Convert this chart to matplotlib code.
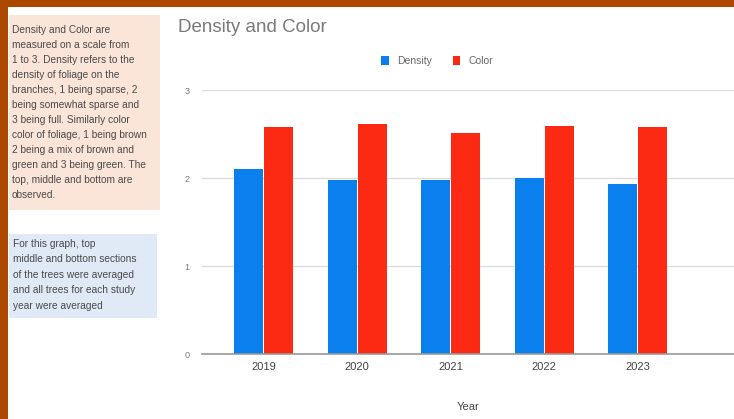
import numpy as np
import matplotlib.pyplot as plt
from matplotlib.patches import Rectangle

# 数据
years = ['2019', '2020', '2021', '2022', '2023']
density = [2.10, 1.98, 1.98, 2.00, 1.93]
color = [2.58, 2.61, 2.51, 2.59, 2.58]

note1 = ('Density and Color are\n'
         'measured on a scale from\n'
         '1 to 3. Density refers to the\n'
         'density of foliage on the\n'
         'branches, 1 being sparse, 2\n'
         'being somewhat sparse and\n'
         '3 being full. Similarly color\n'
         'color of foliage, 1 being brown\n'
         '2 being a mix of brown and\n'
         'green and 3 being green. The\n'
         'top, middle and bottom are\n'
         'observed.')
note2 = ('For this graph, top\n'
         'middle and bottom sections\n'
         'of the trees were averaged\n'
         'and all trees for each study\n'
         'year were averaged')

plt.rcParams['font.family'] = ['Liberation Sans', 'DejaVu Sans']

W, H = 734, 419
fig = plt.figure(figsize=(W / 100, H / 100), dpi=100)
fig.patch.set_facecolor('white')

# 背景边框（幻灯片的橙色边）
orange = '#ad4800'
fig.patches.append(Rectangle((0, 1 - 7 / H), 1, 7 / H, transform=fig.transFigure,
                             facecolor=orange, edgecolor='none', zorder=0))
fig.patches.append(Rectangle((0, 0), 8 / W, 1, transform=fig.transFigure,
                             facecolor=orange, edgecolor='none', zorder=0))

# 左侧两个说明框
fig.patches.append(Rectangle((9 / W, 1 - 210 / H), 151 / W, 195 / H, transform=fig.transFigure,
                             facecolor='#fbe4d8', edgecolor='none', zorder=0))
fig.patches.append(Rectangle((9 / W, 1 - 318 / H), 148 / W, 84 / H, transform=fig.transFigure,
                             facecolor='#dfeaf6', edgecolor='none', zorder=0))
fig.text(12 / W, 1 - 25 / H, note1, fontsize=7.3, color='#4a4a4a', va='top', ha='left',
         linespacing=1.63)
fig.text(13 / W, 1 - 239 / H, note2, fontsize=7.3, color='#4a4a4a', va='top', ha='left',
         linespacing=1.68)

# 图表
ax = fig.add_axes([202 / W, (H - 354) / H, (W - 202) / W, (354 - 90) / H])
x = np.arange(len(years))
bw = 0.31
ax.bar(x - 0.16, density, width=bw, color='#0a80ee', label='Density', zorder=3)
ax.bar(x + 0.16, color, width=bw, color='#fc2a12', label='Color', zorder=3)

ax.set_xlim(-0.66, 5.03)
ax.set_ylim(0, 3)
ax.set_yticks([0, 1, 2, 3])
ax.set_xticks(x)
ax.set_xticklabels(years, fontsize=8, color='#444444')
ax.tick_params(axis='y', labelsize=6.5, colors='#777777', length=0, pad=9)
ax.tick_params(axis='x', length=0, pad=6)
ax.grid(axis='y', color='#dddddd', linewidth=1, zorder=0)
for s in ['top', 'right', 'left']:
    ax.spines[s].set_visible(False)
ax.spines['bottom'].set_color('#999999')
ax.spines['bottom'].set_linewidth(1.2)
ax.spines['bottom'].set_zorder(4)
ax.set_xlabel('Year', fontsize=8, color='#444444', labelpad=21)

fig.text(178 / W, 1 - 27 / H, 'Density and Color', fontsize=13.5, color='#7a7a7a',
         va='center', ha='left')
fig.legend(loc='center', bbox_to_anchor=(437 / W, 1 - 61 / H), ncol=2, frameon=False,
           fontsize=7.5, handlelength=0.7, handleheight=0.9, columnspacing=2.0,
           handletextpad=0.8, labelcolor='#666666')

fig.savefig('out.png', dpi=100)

## What the task asks
Copy each line exactly, and leave the pictures out of your copy.

## Correct output
Convert this chart to matplotlib code.
import numpy as np
import matplotlib.pyplot as plt
from matplotlib.patches import Rectangle

# 数据
years = ['2019', '2020', '2021', '2022', '2023']
density = [2.10, 1.98, 1.98, 2.00, 1.93]
color = [2.58, 2.61, 2.51, 2.59, 2.58]

note1 = ('Density and Color are\n'
         'measured on a scale from\n'
         '1 to 3. Density refers to the\n'
         'density of foliage on the\n'
         'branches, 1 being sparse, 2\n'
         'being somewhat sparse and\n'
         '3 being full. Similarly color\n'
         'color of foliage, 1 being brown\n'
         '2 being a mix of brown and\n'
         'green and 3 being green. The\n'
         'top, middle and bottom are\n'
         'observed.')
note2 = ('For this graph, top\n'
         'middle and bottom sections\n'
         'of the trees were averaged\n'
         'and all trees for each study\n'
         'year were averaged')

plt.rcParams['font.family'] = ['Liberation Sans', 'DejaVu Sans']

W, H = 734, 419
fig = plt.figure(figsize=(W / 100, H / 100), dpi=100)
fig.patch.set_facecolor('white')

# 背景边框（幻灯片的橙色边）
orange = '#ad4800'
fig.patches.append(Rectangle((0, 1 - 7 / H), 1, 7 / H, transform=fig.transFigure,
                             facecolor=orange, edgecolor='none', zorder=0))
fig.patches.append(Rectangle((0, 0), 8 / W, 1, transform=fig.transFigure,
                             facecolor=orange, edgecolor='none', zorder=0))

# 左侧两个说明框
fig.patches.append(Rectangle((9 / W, 1 - 210 / H), 151 / W, 195 / H, transform=fig.transFigure,
                             facecolor='#fbe4d8', edgecolor='none', zorder=0))
fig.patches.append(Rectangle((9 / W, 1 - 318 / H), 148 / W, 84 / H, transform=fig.transFigure,
                             facecolor='#dfeaf6', edgecolor='none', zorder=0))
fig.text(12 / W, 1 - 25 / H, note1, fontsize=7.3, color='#4a4a4a', va='top', ha='left',
         linespacing=1.63)
fig.text(13 / W, 1 - 239 / H, note2, fontsize=7.3, color='#4a4a4a', va='top', ha='left',
         linespacing=1.68)

# 图表
ax = fig.add_axes([202 / W, (H - 354) / H, (W - 202) / W, (354 - 90) / H])
x = np.arange(len(years))
bw = 0.31
ax.bar(x - 0.16, density, width=bw, color='#0a80ee', label='Density', zorder=3)
ax.bar(x + 0.16, color, width=bw, color='#fc2a12', label='Color', zorder=3)

ax.set_xlim(-0.66, 5.03)
ax.set_ylim(0, 3)
ax.set_yticks([0, 1, 2, 3])
ax.set_xticks(x)
ax.set_xticklabels(years, fontsize=8, color='#444444')
ax.tick_params(axis='y', labelsize=6.5, colors='#777777', length=0, pad=9)
ax.tick_params(axis='x', length=0, pad=6)
ax.grid(axis='y', color='#dddddd', linewidth=1, zorder=0)
for s in ['top', 'right', 'left']:
    ax.spines[s].set_visible(False)
ax.spines['bottom'].set_color('#999999')
ax.spines['bottom'].set_linewidth(1.2)
ax.spines['bottom'].set_zorder(4)
ax.set_xlabel('Year', fontsize=8, color='#444444', labelpad=21)

fig.text(178 / W, 1 - 27 / H, 'Density and Color', fontsize=13.5, color='#7a7a7a',
         va='center', ha='left')
fig.legend(loc='center', bbox_to_anchor=(437 / W, 1 - 61 / H), ncol=2, frameon=False,
           fontsize=7.5, handlelength=0.7, handleheight=0.9, columnspacing=2.0,
           handletextpad=0.8, labelcolor='#666666')

fig.savefig('out.png', dpi=100)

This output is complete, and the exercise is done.